Il valore simbolico della banana, umile frutto tropicale, ha attraversato millenni, assumendo significati che spaziano dall’alimentazione primordiale all’arte contemporanea. L’apice di questa parabola è stato raggiunto con l’opera di Maurizio Cattelan, “Comedian”, una semplice banana fissata con del nastro adesivo su una parete, venduta per la cifra strabiliante di 6,2 milioni di dollari. Ma come siamo arrivati a questo punto? Per comprenderlo, bisogna tornare all’inizio dei tempi, a quando l’umanità muoveva i suoi primi passi.
Nell’immaginario comune, la banana evoca un’associazione immediata con le scimmie, i nostri lontani parenti evolutivi. Questo frutto, facile da sbucciare e mangiare, potrebbe essere stato uno dei primi alimenti che ha spinto i nostri antenati a sviluppare una rudimentale manualità. Sbucciare una banana richiede destrezza, e questa abilità manuale, così come l’uso degli arti per impugnare utensili, segna un momento fondamentale nella nostra evoluzione.

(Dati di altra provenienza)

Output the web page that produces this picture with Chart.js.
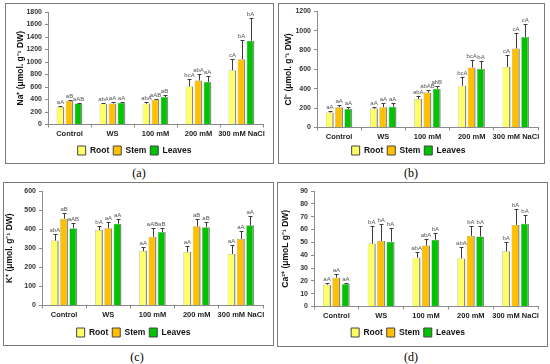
<!DOCTYPE html>
<html>
<head>
<meta charset="utf-8">
<script src="https://cdn.jsdelivr.net/npm/chart.js@4.4.1/dist/chart.umd.min.js"></script>
<style>
  body { margin: 0; width: 550px; height: 364px; background: #fff; position: relative; overflow: hidden; }
  .box { position: absolute; border: 1px solid #7a7a7a; box-sizing: border-box; }
  canvas { position: absolute; }
  .cap { position: absolute; font: 12px "Liberation Serif", serif; color: #000; transform: translate(-50%, -50%); }
</style>
</head>
<body>
<div class="box" style="left:5px;top:3px;width:269px;height:161px"></div>
<div class="box" style="left:278px;top:3px;width:267px;height:161px"></div>
<div class="box" style="left:3px;top:182px;width:271px;height:164px"></div>
<div class="box" style="left:277px;top:182px;width:271px;height:165px"></div>
<canvas id="chartA"></canvas>
<canvas id="chartB"></canvas>
<canvas id="chartC"></canvas>
<canvas id="chartD"></canvas>
<div class="cap" style="left:139px;top:173px">(a)</div>
<div class="cap" style="left:411px;top:173px">(b)</div>
<div class="cap" style="left:137px;top:357px">(c)</div>
<div class="cap" style="left:411px;top:357px">(d)</div>

<script>
// categories and series
const categories = ["Control", "WS", "100 mM", "200 mM", "300 mM NaCl"];
const seriesNames = ["Root", "Stem", "Leaves"];

// (a) Na+
const naRoot = [280, 333, 333, 610, 870];
const naStem = [375, 338, 395, 705, 1045];
const naLeaves = [338, 348, 440, 680, 1340];
const naErr = [[15, 15, 30, 120, 185], [15, 20, 15, 110, 300], [10, 15, 30, 95, 370]];
const naLetters = [["aA", "abA", "abA", "bcA", "cA"], ["aB", "aA", "aAB", "abA", "bA"], ["aAB", "aA", "aB", "aA", "bA"]];

// (b) Cl-
const clRoot = [155, 195, 295, 430, 625];
const clStem = [210, 210, 360, 620, 815];
const clLeaves = [190, 215, 400, 605, 935];
const clErr = [[20, 20, 30, 90, 120], [25, 40, 25, 80, 165], [25, 40, 30, 80, 135]];
const clLetters = [["aA", "aA", "abA", "bcA", "cA"], ["aA", "aA", "abAB", "bcA", "cA"], ["aA", "aA", "abB", "bA", "cA"]];

// (c) K+
const kRoot = [340, 395, 285, 280, 270];
const kStem = [455, 405, 360, 415, 348];
const kLeaves = [405, 428, 385, 410, 420];
const kErr = [[35, 20, 20, 30, 45], [30, 35, 45, 40, 45], [25, 25, 20, 25, 50]];
const kLetters = [["abA", "bA", "aA", "aA", "aA"], ["aB", "aA", "aAB", "aB", "aA"], ["aAB", "aA", "aB", "aB", "aA"]];

// (d) Ca2+
const caRoot = [17, 49, 38, 37.5, 43];
const caStem = [22.5, 51, 47.5, 55, 63.5];
const caLeaves = [17.5, 50.5, 52, 54.5, 64.5];
const caErr = [[1.5, 13.5, 4.5, 8.5, 7], [3, 13, 5, 7.5, 12.5], [1, 11, 5, 8, 6.5]];
const caLetters = [["aA", "bA", "abA", "abA", "bA"], ["aA", "bA", "abA", "bA", "bA"], ["aA", "bA", "bA", "bA", "bA"]];

const barColors = ["#ffff66", "#ffc000", "#00c400"];
const FONT = '"Liberation Sans", Arial, sans-serif';

// error bars + significance letters on top of each bar
const errorBarPlugin = {
  id: "errorBars",
  afterDatasetsDraw(chart) {
    const ctx = chart.ctx;
    const yScale = chart.scales.y;
    chart.data.datasets.forEach((ds, i) => {
      const meta = chart.getDatasetMeta(i);
      meta.data.forEach((bar, j) => {
        const x = Math.round(bar.x) + 0.5;
        const yTop = Math.round(yScale.getPixelForValue(ds.data[j] + ds.errors[j])) + 0.5;
        ctx.save();
        ctx.strokeStyle = "#3c3c3c";
        ctx.lineWidth = 1;
        ctx.beginPath();
        ctx.moveTo(x, bar.y);
        ctx.lineTo(x, yTop);
        ctx.moveTo(x - 2, yTop);
        ctx.lineTo(x + 2, yTop);
        ctx.stroke();
        ctx.fillStyle = "#555";
        ctx.font = "6px " + FONT;
        ctx.textAlign = "center";
        ctx.textBaseline = "bottom";
        ctx.fillText(ds.letters[j], bar.x, yTop - 1);
        ctx.restore();
      });
    });
  },
};

function drawPanel(id, pos, means, errs, letters, yMax, yStep, yTitle, titlePad) {
  const legendOffset = pos.legendY - pos.axisY; // legend centre below x axis
  const xHeight = legendOffset - 8.5;
  const legendH = 23;
  const canvas = document.getElementById(id);
  canvas.style.left = pos.x + "px";
  canvas.style.top = pos.y + "px";
  canvas.width = pos.w;
  canvas.height = pos.axisY - pos.y + xHeight + legendH;

  new Chart(canvas, {
    type: "bar",
    data: {
      labels: categories,
      datasets: seriesNames.map((name, i) => ({
        label: name,
        data: means[i],
        errors: errs[i],
        letters: letters[i],
        backgroundColor: barColors[i],
        borderColor: "#8a8a8a",
        borderWidth: { top: 0.5, left: 0.5, right: 1.5, bottom: 0 },
        borderSkipped: false,
        categoryPercentage: 0.63,
        barPercentage: 0.85,
      })),
    },
    options: {
      responsive: false,
      animation: false,
      layout: {
        padding: { left: 0, top: pos.plotTop - pos.y, right: pos.x + pos.w - pos.plotRight, bottom: 0 },
      },
      plugins: {
        legend: {
          position: "bottom",
          labels: {
            boxWidth: 8,
            boxHeight: 9,
            padding: 4,
            color: "#111",
            font: { family: FONT, size: 8.5, weight: "bold" },
            generateLabels: (chart) => chart.data.datasets.map((ds, i) => ({
              text: ds.label,
              fillStyle: barColors[i],
              strokeStyle: "#444",
              lineWidth: 1,
              fontColor: "#111",
              datasetIndex: i,
              hidden: false,
            })),
          },
        },
        tooltip: { enabled: false },
      },
      scales: {
        x: {
          afterFit: (s) => { s.height = xHeight; },
          grid: { display: true, drawOnChartArea: false, tickLength: 3, color: "#8c8c8c" },
          border: { display: true, color: "#8c8c8c" },
          ticks: { color: "#222", padding: 2, maxRotation: 0, autoSkip: false, font: { family: FONT, size: 7.5, weight: "bold" } },
        },
        y: {
          min: 0,
          max: yMax,
          afterFit: (s) => { s.width = pos.plotLeft - pos.x; },
          grid: { display: true, drawOnChartArea: false, tickLength: 3, color: "#8c8c8c" },
          border: { display: true, color: "#8c8c8c" },
          ticks: {
            stepSize: yStep,
            color: "#333",
            padding: 3,
            font: { family: FONT, size: 7, weight: "bold" },
            callback: (v) => String(v),
          },
          title: {
            display: true,
            text: yTitle,
            color: "#111",
            padding: { top: titlePad, bottom: 0 },
            font: { family: FONT, size: 8.5, weight: "bold" },
          },
        },
      },
    },
    plugins: [errorBarPlugin],
  });
}

drawPanel("chartA", { x: 6, y: 4, w: 267, plotLeft: 48, plotTop: 12, plotRight: 263, axisY: 125, legendY: 151 },
  [naRoot, naStem, naLeaves], naErr, naLetters, 1800, 200, "Na\u207A (\u03BCmol. g\u207B\u00B9 DW)", 10);
drawPanel("chartB", { x: 279, y: 4, w: 265, plotLeft: 317, plotTop: 11, plotRight: 538, axisY: 128, legendY: 151 },
  [clRoot, clStem, clLeaves], clErr, clLetters, 1200, 200, "Cl\u207B (\u03BCmol. g\u207B\u00B9 DW)", 5);
drawPanel("chartC", { x: 4, y: 183, w: 269, plotLeft: 42, plotTop: 191, plotRight: 263, axisY: 306, legendY: 333 },
  [kRoot, kStem, kLeaves], kErr, kLetters, 600, 100, "K\u207A (\u03BCmol. g\u207B\u00B9 DW)", 1);
drawPanel("chartD", { x: 278, y: 183, w: 269, plotLeft: 314, plotTop: 191, plotRight: 538, axisY: 307, legendY: 333 },
  [caRoot, caStem, caLeaves], caErr, caLetters, 90, 10, "Ca\u00B2\u207A (\u03BCmoL g\u207B\u00B9 DW)", 3);
</script>
</body>
</html>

In una delle scene più iconiche del cinema, “2001: Odissea nello Spazio”, vediamo una scimmia impugnare un osso, usandolo come arma e strumento. Questo gesto rappresenta il punto di svolta in cui i nostri predecessori iniziarono a dominare l’ambiente.
La banana, pur non essendo un’arma, può essere vista come un preludio: un oggetto che richiede intenzione e azione per essere consumato. Un oggetto capace di accendere quella scintilla primordiale di manualità, curiosità e conoscenza che ha rappresentato il primo grande impulso per l’evoluzione della nostra specie.
Se allora la banana era semplicemente un alimento, oggi, con Cattelan, diventa un’opera d’arte. “Comedian” ribalta il suo significato: non è più un cibo, ma un simbolo della modernità e della riflessione sull’arte contemporanea. Con questa opera, Cattelan sembra dirci che tutto può essere arte, a patto che gli attribuiamo un significato.
Questo porta a una riflessione ironica: siamo partiti dall’alba dei tempi, in cui una banana era solo nutrimento, per arrivare a un’epoca in cui essa è diventata un veicolo per concetti, idee e provocazioni.
Eppure, oggi come allora, scimmie ai quattro angoli del mondo continuano a litigare per strapparsi dalle mani la banana migliore, la banana più ambita. Il motivo è sempre lo stesso, da sempre: ribadire al resto del branco il proprio potere, la propria forza.
E non c’è modo migliore per farlo che sganciare più di sei milioni di euro per una banana. Perchè è un po’ come dire: io posso, voi no. Una banana definitiva per un capobranco definitivo, in questo caso un ricchissimo imprenditore digitale affamato di status symbol e di potassio. Pare infatti che la preziosa opera d’arte verrà consumata dall’acquirente, forse per dimenticare il prima possibile di aver pagato così tanto per una banana mezza ammuffita.
Il confronto con la scena della scimmia di Kubrick appare inevitabile. In “2001: Odissea nello Spazio”, l’osso gettato in aria diventa simbolo dell’evoluzione umana, culminando nella tecnologia spaziale. Oggi, la banana di Cattelan potrebbe essere vista come una versione postmoderna di quello stesso simbolo: un gesto apparentemente banale che, inserito in un contesto artistico, diventa una riflessione sul valore attribuito agli oggetti.
Così, se l’osso era un mezzo per dominare il mondo fisico, la banana di Cattelan è un mezzo per dominare il mondo delle idee e della percezione. E così diventa anche un grande sberleffo a tutto quel ricco e patinato mondo di finti intellettuali e collezionisti che gravita attorno all’arte. Perchè Cattelan sapeva benissimo che quella attaccata al muro col nastro adesivo è solo una banana come tutte le altre.
Ma quando viene rivenduta per vagonate di dollari agli uomini più ricchi del pianeta – o alle scimmie più forti della foresta – diventa una meravigliosa vendetta: contro il potere, contro l’esibizionismo, contro quella ricchezza così sfacciata e arrogante. Un modo per dire: siete partiti sbucciando una banana, siete ancora lì a sbucciare una banana. Ma questa volta la pagate sei milioni di euro.
Non facevate prima a restare sugli alberi?
Non facevate prima a restare sugli alberi?